What is a WIP report and why does my construction company need one?
A Work-in-Progress report is a schedule of every active job showing four numbers that matter. The contract amount, total estimated cost, costs incurred to date, and revenue billed to date. From those numbers you calculate percentage complete, earned revenue, and whether each job is overbilled or underbilled.
Percentage complete is usually figured using the cost-to-cost method. Actual costs to date divided by total estimated costs. If you’ve spent $300,000 on a job with $1,000,000 in estimated costs, you’re 30% complete. Earned revenue is that percentage multiplied by the contract amount. If the contract is $1,300,000 and you’re 30% complete, you’ve earned $390,000.
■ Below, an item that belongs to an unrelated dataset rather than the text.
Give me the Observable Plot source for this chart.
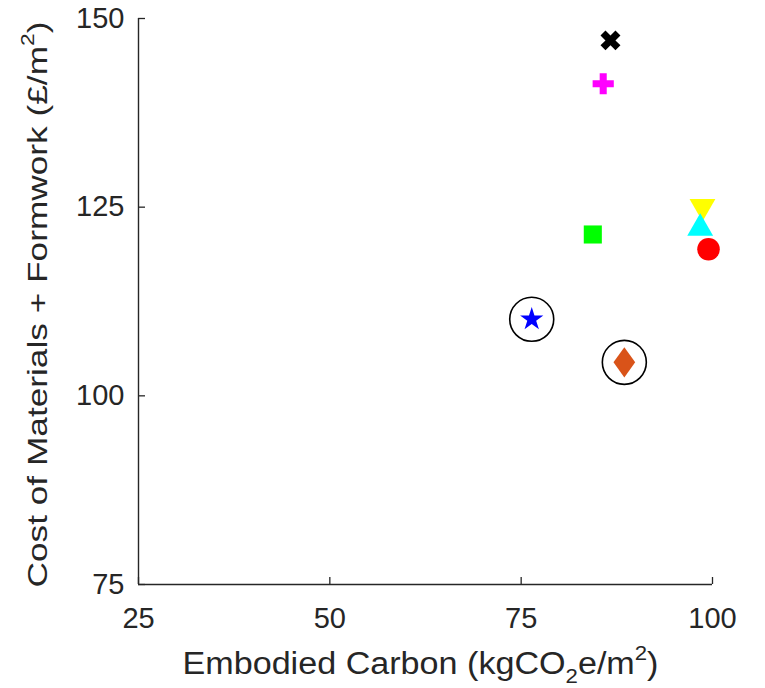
<!DOCTYPE html>
<html>
<head>
<meta charset="utf-8">
<script src="https://cdn.jsdelivr.net/npm/d3@7"></script>
<script src="https://cdn.jsdelivr.net/npm/@observablehq/plot@0.6"></script>
<style>
  html, body { margin: 0; padding: 0; background: #fff; }
  #chart { width: 765px; height: 688px; }
  svg { font-family: "Liberation Sans", Arial, sans-serif; }
</style>
</head>
<body>
<div id="chart"></div>
<script>
const names = ["A", "B", "C", "D", "E", "F", "G", "H"];
const carbon = [86.67, 85.72, 84.36, 98.69, 98.39, 99.48, 76.38, 88.48];
const cost = [147.1, 141.35, 121.38, 125.09, 122.21, 119.43, 110.14, 104.44];
const symbols = ["cross", "cross", "square", "triangle", "triangle", "circle", "star", "diamond"];
const rotations = [45, 0, 0, 180, 0, 0, 0, 0];
const colors = ["#000000", "#ff00ff", "#00ff00", "#ffff00", "#00ffff", "#ff0000", "#0000ff", "#d95319"];
const sizes = [8.9, 8.9, 10.2, 9.6, 9.6, 11.3, 7.3, 10.2];
const highlighted = ["G", "H"];
const xTicks = [25, 50, 75, 100];
const yTicks = [75, 100, 125, 150];
const xTitle = "Embodied Carbon (kgCO2e/m2)";
const yTitle = "Cost of Materials + Formwork (\u00a3/m2)";

const data = names.map((n, i) => ({
  name: n, x: carbon[i], y: cost[i], symbol: symbols[i],
  rotate: rotations[i], color: colors[i], r: sizes[i]
}));
const rings = data.filter(d => highlighted.includes(d.name));

// MATLAB-like diamond (squatter than d3's)
const matlabDiamond = {
  draw(context, size) {
    const h = Math.sqrt(size / 1.44), w = 0.72 * h;
    context.moveTo(0, -h); context.lineTo(w, 0); context.lineTo(0, h); context.lineTo(-w, 0); context.closePath();
  }
};

const axisColor = "#262626";

const chart = Plot.plot({
  width: 765,
  height: 688,
  marginLeft: 138,
  marginRight: 53,
  marginTop: 18,
  marginBottom: 104,
  style: { fontFamily: "'Liberation Sans', Arial, sans-serif", background: "#fff", color: axisColor },
  x: { domain: [25, 100] },
  y: { domain: [75, 150] },
  r: { type: "identity" },
  symbol: { type: "identity" },
  marks: [
    Plot.ruleX([25], { stroke: axisColor, strokeWidth: 1.4 }),
    Plot.ruleY([75], { stroke: axisColor, strokeWidth: 1.4 }),
    Plot.axisX({ ticks: xTicks, tickSize: -7, tickPadding: 30, fontSize: 29, tickFormat: d => String(d), label: null, stroke: axisColor, strokeWidth: 1.3, fill: axisColor }),
    Plot.axisY({ ticks: yTicks, tickSize: -7, tickPadding: 21, fontSize: 29, tickFormat: d => String(d), label: null, stroke: axisColor, strokeWidth: 1.3, fill: axisColor }),
    Plot.text([xTitle], { frameAnchor: "bottom", dx: -5, dy: 89, lineAnchor: "bottom", textAnchor: "middle", fontSize: 31, fill: axisColor, className: "xtitle" }),
    Plot.text([yTitle], { frameAnchor: "left", dx: -92, dy: 3, rotate: -90, lineAnchor: "bottom", textAnchor: "middle", fontSize: 28, fill: axisColor, className: "ytitle" }),
    Plot.dot(data.filter(d => d.symbol !== "diamond"), { x: "x", y: "y", symbol: "symbol", rotate: "rotate", fill: "color", stroke: "none", r: "r" }),
    Plot.dot(data.filter(d => d.symbol === "diamond"), { x: "x", y: "y", symbol: matlabDiamond, fill: "color", stroke: "none", r: "r" }),
    Plot.dot(rings, { x: "x", y: "y", symbol: "circle", r: 22, fill: "none", stroke: "#000", strokeWidth: 1.6 })
  ]
});
document.getElementById("chart").appendChild(chart);

// Add proper sub/superscripts to the axis titles
function richTitle(sel, parts, length, fs) {
  const t = d3.select(chart).select(sel + " text");
  if (t.empty()) return;
  t.text(null);
  let shift = 0;
  for (const [str, kind] of parts) {
    const ts = t.append("tspan").text(str);
    const target = kind === "sub" ? 0.3 : kind === "sup" ? -0.45 : 0;
    const delta = target - shift;
    if (delta !== 0) ts.attr("dy", (delta * fs) + "px");
    shift = target;
    if (kind) ts.attr("font-size", "0.65em");
  }
  if (shift !== 0) t.append("tspan").attr("dy", (-shift * fs) + "px").text("");
  if (length) t.attr("textLength", length).attr("lengthAdjust", "spacingAndGlyphs");
}
richTitle(".xtitle", [["Embodied Carbon (kgCO"], ["2", "sub"], ["e/m"], ["2", "sup"], [")"]], 476, 31);
richTitle(".ytitle", [["Cost of Materials + Formwork (\u00a3/m"], ["2", "sup"], [")"]], 566, 28);
</script>
</body>
</html>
Then you compare earned revenue to what you’ve actually billed. If you’ve billed $450,000 but only earned $390,000, you’re overbilled by $60,000. If you’ve billed $350,000 on the same job, you’re underbilled by $40,000. Both scenarios tell you something important.
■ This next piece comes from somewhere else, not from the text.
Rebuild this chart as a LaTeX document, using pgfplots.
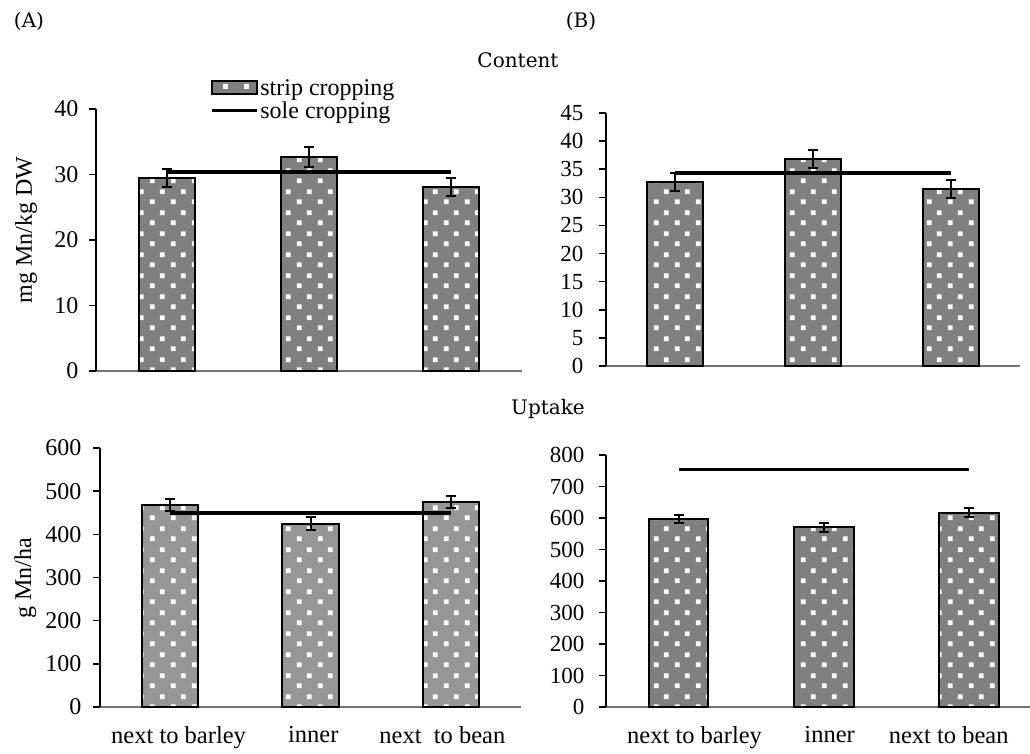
\documentclass[border=0pt]{standalone}
\usepackage{fontspec}
\setmainfont{Liberation Serif}
\newfontfamily\titlefont{DejaVu Serif}
\usepackage{pgfplots}
\pgfplotsset{compat=1.18}
\usetikzlibrary{patterns}
\definecolor{barfill}{RGB}{128,128,128}
\definecolor{barfilllight}{RGB}{150,150,150}
\pgfdeclarepatternformonly{whitesq}{\pgfpointorigin}{\pgfpoint{21pt}{21pt}}{\pgfpoint{21pt}{21pt}}{%
  \pgfpathrectangle{\pgfpoint{3pt}{3pt}}{\pgfpoint{5pt}{5pt}}%
  \pgfpathrectangle{\pgfpoint{13.5pt}{13.5pt}}{\pgfpoint{5pt}{5pt}}%
  \pgfusepath{fill}}
\pgfplotsset{
  panel/.style={scale only axis, anchor=south west, xmin=-0.5, xmax=2.5, ymin=0,
    axis x line*=bottom, axis y line*=left,
    x axis line style={draw=black!55, line width=1.3pt},
    y axis line style={line width=1.5pt},
    ytick pos=left, tick align=outside, major tick length=7pt,
    major y tick style={line width=1.5pt, black},
    xtick=\empty,
    /pgf/number format/assume math mode=true,
    yticklabel style={font=\fontsize{24}{26}\selectfont},
    clip=false},
  ylab/.style 2 args={every axis y label/.style={at={(axis description cs:#1,#2)},
    rotate=90, anchor=center, font=\fontsize{24}{26}\selectfont}},
  bottompanel/.style={
    xticklabel style={font=\fontsize{24.5}{27}\selectfont, yshift=-9pt},
    major x tick style={draw=none}},
  stripbar/.style={ybar, bar width=0.4, draw=black, line width=2pt,
    preaction={fill=barfill}, pattern=whitesq, pattern color=white,
    error bars/y dir=both, error bars/y explicit,
    error bars/error bar style={line width=2pt, black},
    error bars/error mark options={rotate=90, mark size=5pt, line width=2pt, black}},
  soleline/.style={black, line width=3.5pt, no marks},
  stripleg/.style={legend image code/.code={\draw[##1] (0pt,-6pt) rectangle (45pt,7pt);}},
  soleleg/.style={legend image code/.code={\draw[##1] (0pt,0pt) -- (45pt,0pt);}},
}
\begin{document}
\begin{tikzpicture}
\path[use as bounding box] (0pt,0pt) rectangle (1030pt,753pt);

% (A) content
\begin{axis}[panel, at={(96pt,382pt)}, width=426pt, height=262pt,
  ymax=40, ytick={0,10,20,30,40}, ylabel={mg Mn/kg DW}, ylab={-0.164}{0.538},
  yticklabel style={xshift=-7pt},
  legend style={at={(0.268,1.12)}, anchor=north west, draw=none, fill=none,
    font=\fontsize{24}{26}\selectfont, inner sep=0pt, row sep=2pt,
    nodes={inner sep=1.5pt}},
  legend cell align=left]
\addplot[stripbar, stripleg]
  coordinates {(0,29.5) +- (0,1.4) (1,32.7) +- (0,1.5) (2,28.1) +- (0,1.4)};
\addlegendentry{strip cropping}
\addplot[soleline, soleleg]
  coordinates {(0,30.4) (2,30.4)};
\addlegendentry{sole cropping}
\end{axis}

% (B) content
\begin{axis}[panel, at={(606pt,387pt)}, width=414pt, height=253pt,
  ymax=45, ytick={0,5,...,45},
  yticklabel style={font=\fontsize{23}{25}\selectfont, xshift=-12pt}]
\addplot[stripbar] coordinates {(0,32.7) +- (0,1.6) (1,36.8) +- (0,1.6) (2,31.5) +- (0,1.6)};
\addplot[soleline] coordinates {(0,34.3) (2,34.3)};
\end{axis}

% (A) uptake
\begin{axis}[panel, bottompanel, at={(100pt,46pt)}, width=421pt, height=259pt,
  xtick={0.06,1.02,1.94},
  xticklabels={next to barley, inner, next\ \ to bean},
  ymax=600, ytick={0,100,...,600}, ylabel={g Mn/ha}, ylab={-0.177}{0.498},
  yticklabel style={xshift=-8pt}]
\addplot[stripbar, preaction={fill=barfilllight}] coordinates {(0,468) +- (0,15) (1,425) +- (0,16) (2,475) +- (0,14)};
\addplot[soleline] coordinates {(0,450) (2,450)};
\end{axis}

% (B) uptake
\begin{axis}[panel, bottompanel, at={(606pt,46pt)}, width=424pt, height=252pt,
  xtick={0.11,1.04,1.86},
  xticklabels={next to barley, inner, next to bean},
  xmax=2.42, ymax=800, ytick={0,100,...,800},
  yticklabel style={font=\fontsize{23}{25}\selectfont, xshift=-11pt}]
\addplot[stripbar, bar width=0.41] coordinates {(0,596) +- (0,13) (1,571) +- (0,14) (2,617) +- (0,15)};
\addplot[soleline] coordinates {(0,754) (2,754)};
\end{axis}

\node[font=\titlefont\fontsize{20}{22}\selectfont, anchor=base] at (29pt,725pt) {(A)};
\node[font=\titlefont\fontsize{20}{22}\selectfont, anchor=base] at (581pt,725pt) {(B)};
\node[font=\titlefont\fontsize{20}{22}\selectfont, anchor=base] at (518pt,685pt) {Content};
\node[font=\titlefont\fontsize{20}{22}\selectfont, anchor=base] at (548pt,338pt) {Uptake};
\end{tikzpicture}
\end{document}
Overbilled jobs mean you’ve collected money for work not yet performed. That’s cash you have now but owe in performance later. Spend it on other things and you’ll have a cash crunch when the remaining work needs to get done. Underbilled jobs mean you’re financing the project with your own money. Work has been completed but not yet invoiced, which ties up cash and strains working capital.
Bonding companies require WIP reports. If you want surety bonds for public work or larger private projects, the bonding agent will ask for a current WIP schedule along with your financial statements. They’re evaluating whether you can complete the backlog without running out of cash. No WIP, no bond.
Banks require them too. Construction lines of credit and project financing typically come with ongoing WIP reporting requirements. Your lender wants to see the same picture the bonding company does. Whether your billing is keeping pace with the work.
For internal use, the WIP report catches problems while you can still do something about them. A job trending over budget shows up as costs exceeding the estimated percentage. Billing falling behind shows up as an underbilled position. Catching this at 40% complete gives you time to adjust. Finding out at closeout means the money is already gone.
The WIP also drives proper percentage-of-completion accounting on your financial statements. Without it, your P&L shows whatever happened to get billed and paid in a given month, which has nothing to do with actual profitability by job. Clean construction job costing is what makes a WIP report possible in the first place. You can’t produce an accurate schedule if costs aren’t being coded to the right jobs as they hit your books.
Most contractors who come to Pasadena bookkeepers asking for help with bonding or bank reporting actually need the underlying job cost structure fixed first. Once that’s in place, the WIP report falls out of the system every month without a scramble.